I drank quite a bit, and danced to my heart's content all night, sometimes with a friend, sometimes with a stranger. I think one of my girlfriends may have been dismayed that I danced with so many strangers, but I was having a grand old time flirting my way around the room. I didn't do anything wrong or disgraceful, except for maybe falling on the floor once...which I choose to think of as "getting down."

Considering there were so many foreigners in the area, this certainly comes with its fair share of anonymous hookups, particularly with military personnel. I was not spared from those invitations, but was actually able, despite my inebriated stupor, to DECLINE! Hooray me! I call that an example of self-love, right there. I'm so proud of me.

I joined some other friends for an after-bar meal at a restaurant upstairs somewhere (I honestly do not remember why or how we ended up there), and then managed to make my way to the subway station with my remaining buddy, Tae-Seung. He made sure I got on the first train, which was awfully good of him. From there, I was conceivably an hour away from my home. The trains start running again at 5:18am, so it wasn't going to be long before I could be at home in bed....

But then at 8:30 I woke up and had NO CLUE where I was! Luckily the train I was on makes a full circle, so after I made a bewildered round of the subway station I got back on the train and proceeded to FALL ASLEEP AGAIN! Sometimes there were lots of people on the train, sometimes very few, but every time I woke up there they were staring at me. I certainly could have hooted, "Whoo! America! Obama!" and then passed back out, that would've probably satisfied their suspicions.

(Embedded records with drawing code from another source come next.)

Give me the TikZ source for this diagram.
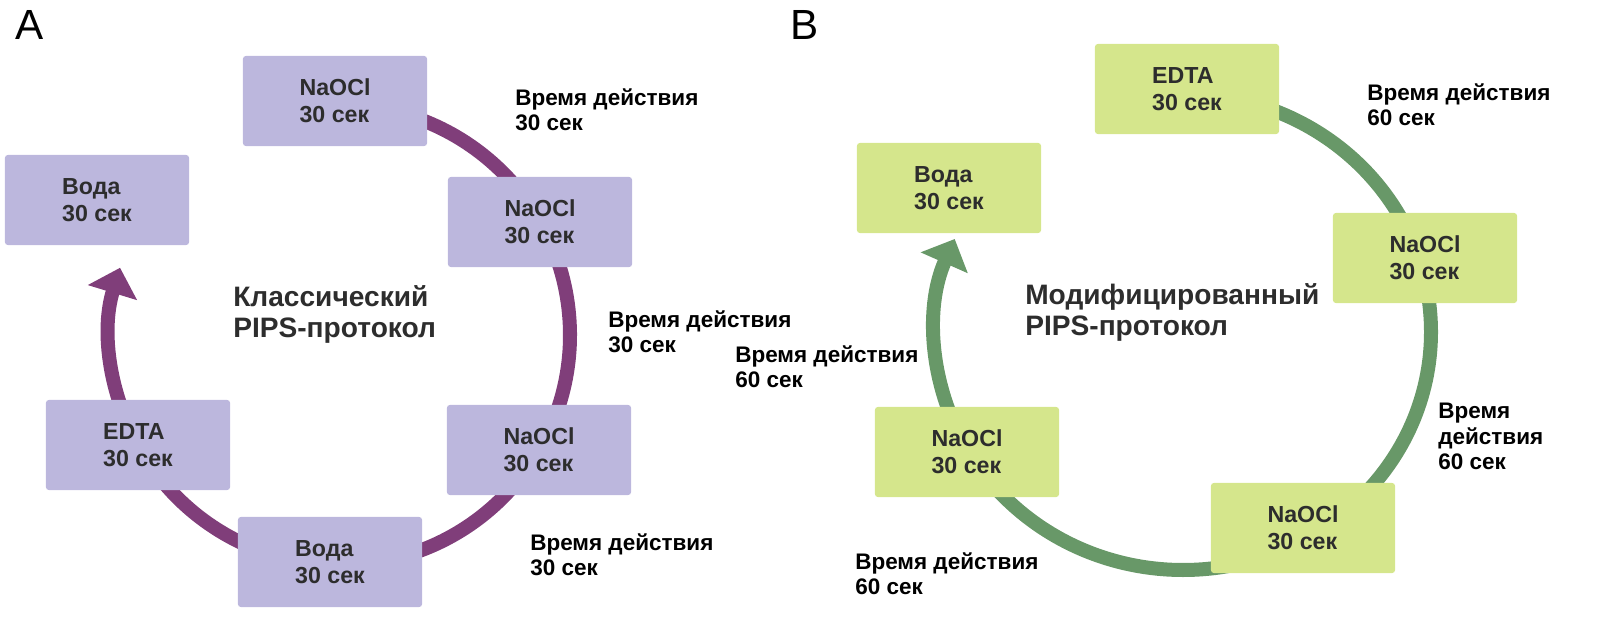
\documentclass[tikz,border=0pt]{standalone}
\usepackage{fontspec}
\setmainfont{Liberation Sans}
\usetikzlibrary{arrows.meta}
\definecolor{ringA}{RGB}{128,62,122}
\definecolor{boxA}{RGB}{188,183,221}
\definecolor{ringB}{RGB}{104,152,104}
\definecolor{boxB}{RGB}{213,230,140}
\definecolor{boxtext}{RGB}{45,45,45}
\begin{document}
\begin{tikzpicture}
  [
  x=0.025cm, y=0.025cm,
  stage/.style={rectangle, rounded corners=2pt, minimum width=46mm, minimum height=22.5mm,
    font=\fontsize{16.5}{19}\selectfont\bfseries, text=boxtext, align=left, inner sep=0pt},
  timing/.style={anchor=north west, font=\fontsize{16}{18}\selectfont\bfseries, align=left, inner sep=0pt},
  title/.style={font=\fontsize{20}{22}\selectfont\bfseries, text=boxtext, align=left, inner sep=0pt},
  ring/.style={line width=3.5mm, -{Triangle[width=12.5mm,length=6.5mm]}}
  ]
\useasboundingbox (0,0) rectangle (1613,640);

% panel A
\node[anchor=north west, font=\fontsize{30}{32}\selectfont, inner sep=0pt] (labA) at (15,630) {A};
\draw[ring, draw=ringA] (340,305) ++(95:230) arc (95:-197:230) coordinate (tipA);
\node[stage, fill=boxA] (a1) at (335,539) {NaOCl\\30 сек};
\node[stage, fill=boxA] (a2) at (540,418) {NaOCl\\30 сек};
\node[stage, fill=boxA] (a3) at (539,190) {NaOCl\\30 сек};
\node[stage, fill=boxA] (a4) at (330,78) {Вода\\30 сек};
\node[stage, fill=boxA] (a5) at (138,195) {EDTA\\30 сек};
\node[stage, fill=boxA] (a6) at (97,440) {Вода\\30 сек};
\node[timing] (ta1) at (515,552) {Время действия\\30 сек};
\node[timing] (ta2) at (608,330) {Время действия\\30 сек};
\node[timing] (ta3) at (530,107) {Время действия\\30 сек};
\node[title, anchor=north west] (ca) at (233,355) {Классический\\PIPS-протокол};

% panel B
\node[anchor=north west, font=\fontsize{30}{32}\selectfont, inner sep=0pt] (labB) at (790,630) {B};
\draw[ring, draw=ringB] (1183,308) ++(90:248 and 238) arc (90:-203:248 and 238) coordinate (tipB);
\node[stage, fill=boxB] (b1) at (1187,551) {EDTA\\30 сек};
\node[stage, fill=boxB] (b2) at (1425,382) {NaOCl\\30 сек};
\node[stage, fill=boxB] (b3) at (1303,112) {NaOCl\\30 сек};
\node[stage, fill=boxB] (b4) at (967,188) {NaOCl\\30 сек};
\node[stage, fill=boxB] (b5) at (949,452) {Вода\\30 сек};
\node[timing] (tb1) at (1367,557) {Время действия\\60 сек};
\node[timing] (tb2) at (1438,237) {Время\\действия\\60 сек};
\node[timing] (tb3) at (855,88) {Время действия\\60 сек};
\node[timing] (tb4) at (735,295) {Время действия\\60 сек};
\node[title, anchor=north west] (cb) at (1025,357) {Модифицированный\\PIPS-протокол};
\end{tikzpicture}
\end{document}
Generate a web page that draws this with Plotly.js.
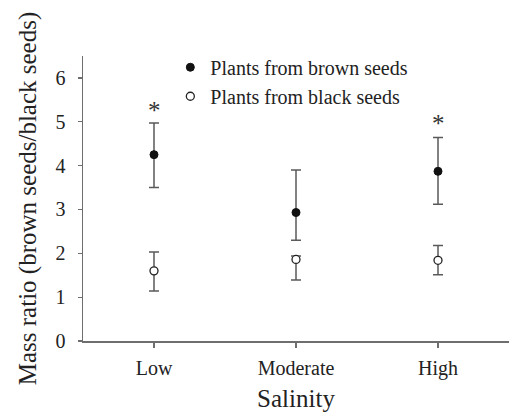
<!DOCTYPE html>
<html>
<head>
<meta charset="utf-8">
<script src="https://cdn.plot.ly/plotly-3.0.1.min.js"></script>
<style>html,body{margin:0;padding:0;background:#fff;}#chart{width:509px;height:412px;}</style>
</head>
<body>
<div id="chart"></div>
<script>
var categories = ['Low', 'Moderate', 'High'];
var brownMean = [4.25, 2.93, 3.87];
var brownErrUp = [0.72, 0.97, 0.77];
var brownErrDown = [0.75, 0.63, 0.75];
var blackMean = [1.60, 1.86, 1.84];
var blackErrUp = [0.43, 0.08, 0.34];
var blackErrDown = [0.46, 0.47, 0.33];
var sigLabels = ['*', '', '*'];
var sigY = [5.26, null, 4.96];
var yTickVals = [0, 1, 2, 3, 4, 5, 6];

var axisGrey = '#6e6e6e';
var fontFam = "'Liberation Serif', 'Times New Roman', Times, serif";

var traces = [
  {
    type: 'scatter', mode: 'markers', name: 'Plants from brown seeds',
    x: categories, y: brownMean,
    marker: {color: '#111', size: 8, line: {color: '#111', width: 1}},
    error_y: {type: 'data', symmetric: false, array: brownErrUp, arrayminus: brownErrDown,
      color: '#5a5a5a', thickness: 1.5, width: 5}
  },
  {
    type: 'scatter', mode: 'markers', name: 'Plants from black seeds',
    x: categories, y: blackMean,
    marker: {color: '#fff', size: 8, line: {color: '#222', width: 1.3}},
    error_y: {type: 'data', symmetric: false, array: blackErrUp, arrayminus: blackErrDown,
      color: '#5a5a5a', thickness: 1.5, width: 5}
  }
];

var annotations = [];
for (var i = 0; i < categories.length; i++) {
  if (sigLabels[i]) {
    annotations.push({x: categories[i], y: sigY[i], xref: 'x', yref: 'y', text: sigLabels[i],
      showarrow: false, font: {family: fontFam, size: 25, color: '#333'}});
  }
}

var layout = {
  width: 509, height: 412,
  margin: {l: 83, r: 0, t: 56, b: 71},
  paper_bgcolor: '#fff', plot_bgcolor: '#fff',
  font: {family: fontFam, color: '#222'},
  showlegend: true,
  legend: {x: 0.205, y: 1.029, xanchor: 'left', yanchor: 'top', bgcolor: 'rgba(0,0,0,0)',
    font: {family: fontFam, size: 20, color: '#222'}},
  xaxis: {
    type: 'category', range: [-0.5, 2.5], showgrid: false, zeroline: false,
    showline: true, linecolor: axisGrey, linewidth: 1.5,
    ticks: 'outside', ticklen: 5, tickcolor: axisGrey, tickwidth: 1.2,
    ticklabelstandoff: 3,
    tickfont: {family: fontFam, size: 20, color: '#222'},
    title: {text: 'Salinity', font: {family: fontFam, size: 25, color: '#222'}, standoff: 12}
  },
  yaxis: {
    range: [0, 6.5], tickvals: yTickVals, showgrid: false, zeroline: false,
    showline: true, linecolor: axisGrey, linewidth: 1.5,
    ticks: 'outside', ticklen: 4, tickcolor: axisGrey, tickwidth: 1.2,
    ticklabelstandoff: 8,
    tickfont: {family: fontFam, size: 20, color: '#222'},
    title: {text: 'Mass ratio (brown seeds/black seeds)', font: {family: fontFam, size: 25, color: '#222'}, standoff: 12}
  },
  annotations: annotations
};

Plotly.newPlot('chart', traces, layout, {displayModeBar: false, staticPlot: true});
</script>
</body>
</html>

By the grace of God, I woke up seconds before my intended stop, and wandered out through the station to buy some gimbap for breakfast and out into the harsh 9:30 overcast daylight. I spent Sunday in and out of bed, which was actually really nice. I made some tasty healthy food, and enjoyed my quiet time.

This may not sound like the healthiest recommencement of loving myself, but I can most definitely see dramatic progress deep down. Plus, I went out and danced like it was my job. That would be a good job.

2.12.2009

three weeks and bad news

Man, do I have trust issues! The trouble with making new friends is that I just plum don't trust 'em to like me behind my back. I'm always completely convinced that if I wasn't perfectly entertaining to be around, they'll group up without me and tear me to shreds or psychoanalyze me in a bad way, anything but have compassion and understanding. I have no faith in my friends out here.

It makes me really miss the good friends I have elsewhere, too. Even though I'm sure I've been under the microscope a few times for tactless and crotchety behavior, I haven't been paranoid enough to be convinced that they didn't genuinely like me.

Of course I know I'm cooking up stories in my head. Obviously, because that's what I do. I think I'm actually trying to be lonely and miserable, so I am suspicious of the only two good buddies I've made out here. On the other hand, I've seen the way they are about people if those people make mistakes. I've heard the mercilessness of outsiders who weren't perfect, did something wrong (even downright stupid), and were ostracized most conspicuously afterward. I do not consider myself exempt from this.

Additionally, I've grown up with this. My mother is the premium shit-talker, guys. She trashes anybody and everybody for minor flaws in personality, for being less-than-perfect, for not bowing down and doing her bidding in a way satisfactory to her standards. She has no mercy, and I mean NONE WHATSOEVER. She has slammed my father, my grandmother, my step-dad, her coworkers, my brother, and of course me countless times. You'd think, by the way she talks about everybody, that she hated our guts and she wouldn't waste her time with any of us. And then, just like that, she thinks so highly of everybody, just until they piss her off again. The things she says are so cruel, so contemptuous, I would even cry in my bed at night hoping she didn't really feel that way about me.

I do not want to become this way. I know I'm paranoid about my friends because I'm used to being devalued and defamed by my own fucking mom every chance she got. I know I have a habit of believing the worst about what people may think about me. I know I choose to believe that people do not really like me, that I am not lovable, and that I am going to be alone forever because I cannot fully contribute to a successful, healthy relationship.

I strongly believe in taking responsibility for one's choices in life.

So, at this point, what do I do? Do I recede back from whence I came? Avoid spending time with people who have undoubtedly exchanged a few colorful words about me? Shall I become the miserable recluse I've always dreamed of being? I've invested a LOT of money into a class I take with them and I'm paid through the month, so I'm essentially bound into going. I suppose I'm going to have to choke on this ego thing and chew on the past emotional abuse thing and get over it.

On the brighter side, way over on the other side of the Pacific, I know I have dear, wonderful friends who sincerely love me and appreciate me, even with my flaws. Those are the people who make up my surrogate family, who don't try to recruit each other for the Amanda-Haters Club, who love me for who I am and how I love them. It is a very lonely feeling to be so far from the people who understand me, even though they understand why I am so far away.

I love you guys and I miss you, deeply and desperately.